Antes de escribir esta columna tenía un plan. Y tener un plan es como ganarle al calendario un pedazo, aunque leve, de lo que hay en él de destino fijado de antemano. Tampoco era para sacarlo en el New York Times, el plan, digo. Pero me hacía ilusión. Una ilusión que tenía que ver con lo que he contado del coche escacharrado y los veranos y el mundo que era más nuestro que de nadie. Pasear un rato por las calles y las fiestas de Llíria, el pueblo donde viví la infancia y más allá de la adolescencia, el horno del carrer Major con mi familia, ese sitio del que nunca te vas a ir del todo porque la ausencia no es nada cuando la convertimos en recuerdo agradecido.

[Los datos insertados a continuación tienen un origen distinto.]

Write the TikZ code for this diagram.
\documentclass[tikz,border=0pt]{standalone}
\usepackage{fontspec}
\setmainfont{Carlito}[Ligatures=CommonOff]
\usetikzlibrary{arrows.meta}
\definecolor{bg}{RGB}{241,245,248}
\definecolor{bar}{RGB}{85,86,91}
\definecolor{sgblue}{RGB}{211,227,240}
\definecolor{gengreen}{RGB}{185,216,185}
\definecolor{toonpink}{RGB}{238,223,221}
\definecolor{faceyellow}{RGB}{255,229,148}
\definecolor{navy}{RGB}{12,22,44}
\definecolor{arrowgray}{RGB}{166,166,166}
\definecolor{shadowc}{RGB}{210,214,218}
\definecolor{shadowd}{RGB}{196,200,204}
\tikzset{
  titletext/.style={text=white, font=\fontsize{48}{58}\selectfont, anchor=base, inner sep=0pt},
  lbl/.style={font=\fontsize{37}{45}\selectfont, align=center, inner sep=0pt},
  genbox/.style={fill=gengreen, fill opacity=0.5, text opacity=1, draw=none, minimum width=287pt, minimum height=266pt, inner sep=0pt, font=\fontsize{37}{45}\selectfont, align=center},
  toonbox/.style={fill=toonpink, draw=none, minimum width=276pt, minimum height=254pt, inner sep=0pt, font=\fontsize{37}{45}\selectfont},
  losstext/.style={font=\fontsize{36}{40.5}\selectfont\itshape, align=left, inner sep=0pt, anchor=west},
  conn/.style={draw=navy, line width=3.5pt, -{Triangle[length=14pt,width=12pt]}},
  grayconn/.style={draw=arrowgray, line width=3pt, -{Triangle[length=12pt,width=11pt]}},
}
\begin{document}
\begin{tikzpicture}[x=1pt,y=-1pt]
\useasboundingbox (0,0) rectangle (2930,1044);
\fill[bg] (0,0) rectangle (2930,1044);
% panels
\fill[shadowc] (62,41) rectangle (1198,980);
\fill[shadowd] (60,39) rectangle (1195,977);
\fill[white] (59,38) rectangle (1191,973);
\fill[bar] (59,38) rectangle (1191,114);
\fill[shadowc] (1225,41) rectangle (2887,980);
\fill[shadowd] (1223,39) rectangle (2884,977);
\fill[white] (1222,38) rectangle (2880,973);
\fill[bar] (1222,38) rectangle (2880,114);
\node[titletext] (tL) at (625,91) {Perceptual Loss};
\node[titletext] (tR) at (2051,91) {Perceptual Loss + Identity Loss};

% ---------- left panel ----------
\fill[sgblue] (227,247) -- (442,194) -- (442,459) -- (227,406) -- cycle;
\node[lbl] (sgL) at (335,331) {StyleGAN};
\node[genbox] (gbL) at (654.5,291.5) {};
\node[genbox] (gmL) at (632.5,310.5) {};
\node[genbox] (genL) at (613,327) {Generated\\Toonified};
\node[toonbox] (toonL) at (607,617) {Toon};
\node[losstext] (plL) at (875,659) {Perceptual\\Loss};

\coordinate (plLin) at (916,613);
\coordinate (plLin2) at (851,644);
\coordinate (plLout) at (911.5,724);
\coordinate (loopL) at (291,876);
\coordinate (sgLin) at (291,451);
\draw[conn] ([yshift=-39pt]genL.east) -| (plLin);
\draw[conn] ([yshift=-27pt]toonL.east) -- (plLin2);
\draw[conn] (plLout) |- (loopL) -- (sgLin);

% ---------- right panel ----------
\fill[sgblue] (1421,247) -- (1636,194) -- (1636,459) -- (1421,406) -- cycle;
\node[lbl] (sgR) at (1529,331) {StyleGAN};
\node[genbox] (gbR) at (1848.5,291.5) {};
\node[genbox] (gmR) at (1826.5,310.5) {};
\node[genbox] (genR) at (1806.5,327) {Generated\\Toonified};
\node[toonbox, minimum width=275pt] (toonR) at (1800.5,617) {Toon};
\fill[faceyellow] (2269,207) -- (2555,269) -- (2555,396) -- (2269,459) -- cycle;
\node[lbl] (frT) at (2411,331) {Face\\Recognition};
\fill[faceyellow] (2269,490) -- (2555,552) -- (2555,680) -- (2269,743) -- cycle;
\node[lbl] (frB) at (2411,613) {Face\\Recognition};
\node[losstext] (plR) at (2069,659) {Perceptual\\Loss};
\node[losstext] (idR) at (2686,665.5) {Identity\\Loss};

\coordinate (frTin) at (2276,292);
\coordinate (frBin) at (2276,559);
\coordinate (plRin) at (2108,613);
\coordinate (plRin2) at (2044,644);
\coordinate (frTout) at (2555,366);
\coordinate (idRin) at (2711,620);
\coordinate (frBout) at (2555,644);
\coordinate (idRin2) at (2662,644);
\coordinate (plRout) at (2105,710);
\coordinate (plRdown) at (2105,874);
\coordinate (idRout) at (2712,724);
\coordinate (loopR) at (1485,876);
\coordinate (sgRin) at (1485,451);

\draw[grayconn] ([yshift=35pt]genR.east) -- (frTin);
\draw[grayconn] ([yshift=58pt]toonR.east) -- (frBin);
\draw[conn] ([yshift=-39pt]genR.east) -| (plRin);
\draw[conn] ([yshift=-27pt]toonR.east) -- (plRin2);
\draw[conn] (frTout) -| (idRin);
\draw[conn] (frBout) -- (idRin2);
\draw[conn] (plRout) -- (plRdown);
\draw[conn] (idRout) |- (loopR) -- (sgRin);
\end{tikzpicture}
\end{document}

El mes de septiembre tiene, con el de abril, más literatura que ninguno de los otros. Abril ha perdido su poesía porque ahora llueve cuando le da la gana y la primavera es una marca publicitaria que niega estrepitosamente cualquier romanticismo. Pero septiembre sigue ahí y para mí hay, en lo que es una mezcla de acritud y de ternura, un mestizaje de luces y de sombras, el ruido del último crimen del franquismo el 27 de septiembre de 1975 y la otra música que nunca se me va de la cabeza cuando regreso a Llíria y me pierdo por las calles que suben a la Sang y el tiempo en que teníamos toda la vida por delante, aunque lo que era la vida lo sabríamos más tarde, como escribía Gil de Biedma en uno de sus poemas más conocidos. Por eso el plan de volver el domingo pasado a mi pueblo de entonces -como hice tantas veces antes de ahora- se hizo agua, y escribo agua literalmente porque las calles se volvieron de repente avenidas peligrosamente anegadas por la lluvia, una lluvia que todo lo transformaba en un imposible abril llegado a deshoras, como suelen llegar siempre a deshoras las noticias tristes.
La celebración de Sant Miquel y las que durante todo el mes de septiembre ocupan la agenda de festejos. Llegué a odiar, en aquellos años, el día de la fiesta principal. Teníamos el horno justo en el paso de la multitud hacia la cuesta que lleva al Monasterio. Trabajaba todas las noches con mi padre y mi hermano, pero ese día era un suplicio. El pan era lo más importante para llenar el buche. Y aquello era un no parar de amasar, de cocer, de llenar mi madre sacos de lo que ahora se llaman baguettes (qué cosas) y pataquetas. Pero estaban también los otros días de fiesta. Las casetas que vendían de todo en la plaza. Los garrotes como producto estrella. Todo dios con un garrote en la mano encarando la subida para besar el santo. Las atracciones en la plaza de Partidors.
Hay una foto en la que con mi amigo Valentín, rifle al hombro, intentamos ganar algún peluche (no sé para qué) o una botellita de licor como las que venden en las cafeterías de los trenes. Siempre que podía, solo o en grupo, rendía una visita imprescindible: la ermita de Santa Bárbara, las ruinas que me llevaban -y me siguen llevando- a las leyendas de Gustavo Adolfo Bécquer que en la academia Edeta nos contaba María Ribas en sus clases de literatura. Algún día he de subir allá arriba, aunque las piernas ya no estén para alpinismos y tampoco sé cómo estará el camino después de tanto tiempo.
Es verdad que a veces inventamos los recuerdos. Pero ni el del 27 de septiembre de 1975 ni los otros que saco aquí este domingo, en plenas fiestas de Sant Miquel, son fruto de la imaginación. Regresar a Llíria, el sitio donde viví ese tiempo en que nos creímos invencibles, siempre es algo que nadie me va a robar nunca, por muchos olvidos que la vida de ahora nos imponga. Al cabo, como escribía Luis Eduardo Aute, mi amigo inmortal: “el presente es lo vivido”. Y ahí, entre lo que hemos vivido, lo que vamos viviendo y lo que nos espera transcurre eso que con más o menos exactitud llamamos vida. O algo que se le parece.